Regarding above facts, if anyone has any idea how to solve the issue it will be much helpful for me.

Regards
Saikat

So, before to run the glm(), please

data$alcohol_safe[data$alcohol_safe == "NA"] <- 0.0

You can assign in your criteria, what value to replace these NA´s, in my case I use to asign 0 or 0.0 as the last code. (0.0 to recognize which values were NA´s)

If your ploblem are NA´s, sometimes we must use a critical thinking or criteria in these values, and sometimes you have to replace these for zero values.

I hope this helps, let´s change NA´s values with that code and try again

your_data[is.na(your_data)] <- 0

And your linear model will run without NA´s

Hello everyone!
I would disagree with @bustosmiguel.

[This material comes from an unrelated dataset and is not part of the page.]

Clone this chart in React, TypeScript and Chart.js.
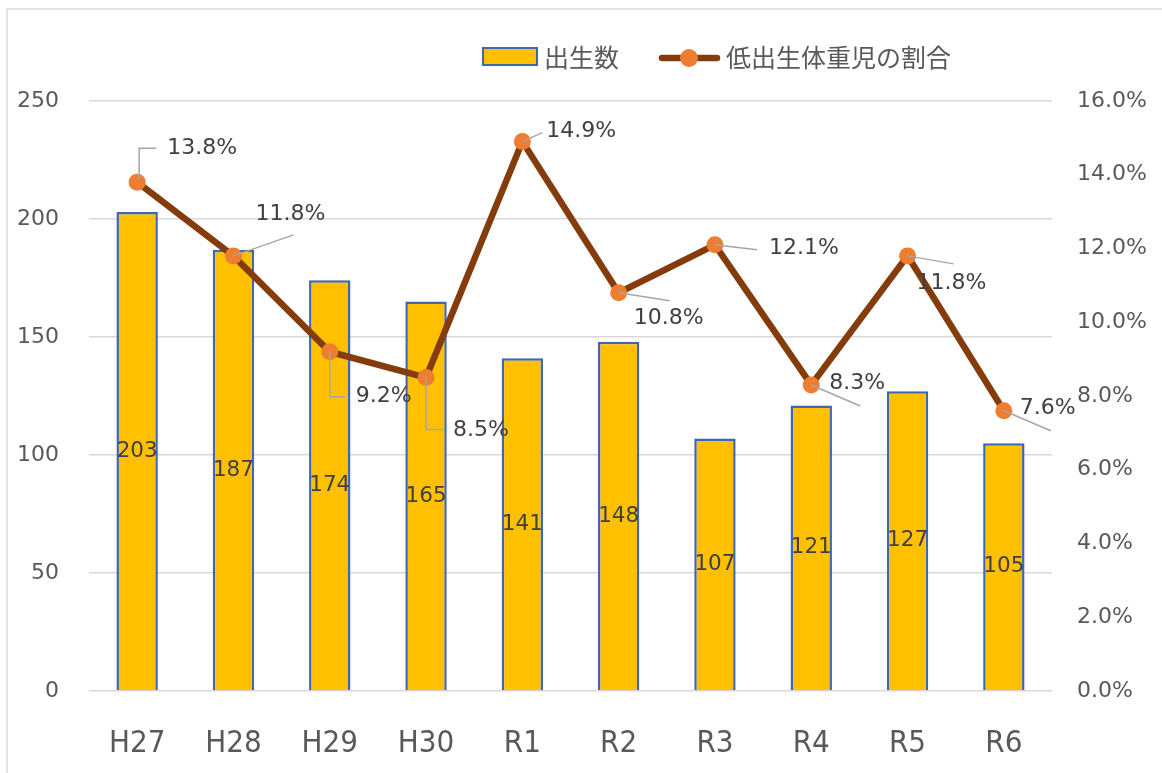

Simply replacing missing values with 0 is commonly not what you want and can result in very wrong results. na.omitis the right call there. I suspect by your description that either there is a column with only NAs in your dataset or there is at least one NA in each row, so that na.omit() returns an empty data.frame. Since you are using the tidyverse anyway, you can filter() the rows that have NAs in the columns you want.
In your case this would be something like

AA22 %>%
filter(!is.na(Time3),
       !is.na(Comunity),
       ... # repeat for all 
)

You can make this less cumbersome by using if_any() and any_of()

AA22 %>% 
    filter(
           !if_any(
              any_of(c("Time3",
                       "Community",
                       ... # add all columns
                )), is.na)
           )

However, if this also results an empty data frame, you dont have any complete cases. In this case it may be necessary to not consider certain parameters in your glm. Check which parameters have many missing cases by running:

AA22 %>% 
    summarise(
         across(
            everything(),
            ~sum(ifelse(is.na(.x),1,0))
         )
    )

In base R, you could also subset your dataset to only those columns that you want to include in the glm AA22[c("Time3", "Community", ...)] # add your columns, running na.omit() should then return the same as the dplyr-approach above (however missing the additional columns).
Hope this helps!

Best,
Valentin

1 Like

Of course, the idea it´s to share experience, thanks for that!

Some NA´s but some! could be replaced by 0 or the mean, sometimes it is necessary to take decisions. like that.

Obviously to change a lot of NA´s in all data, could have a not realistic output.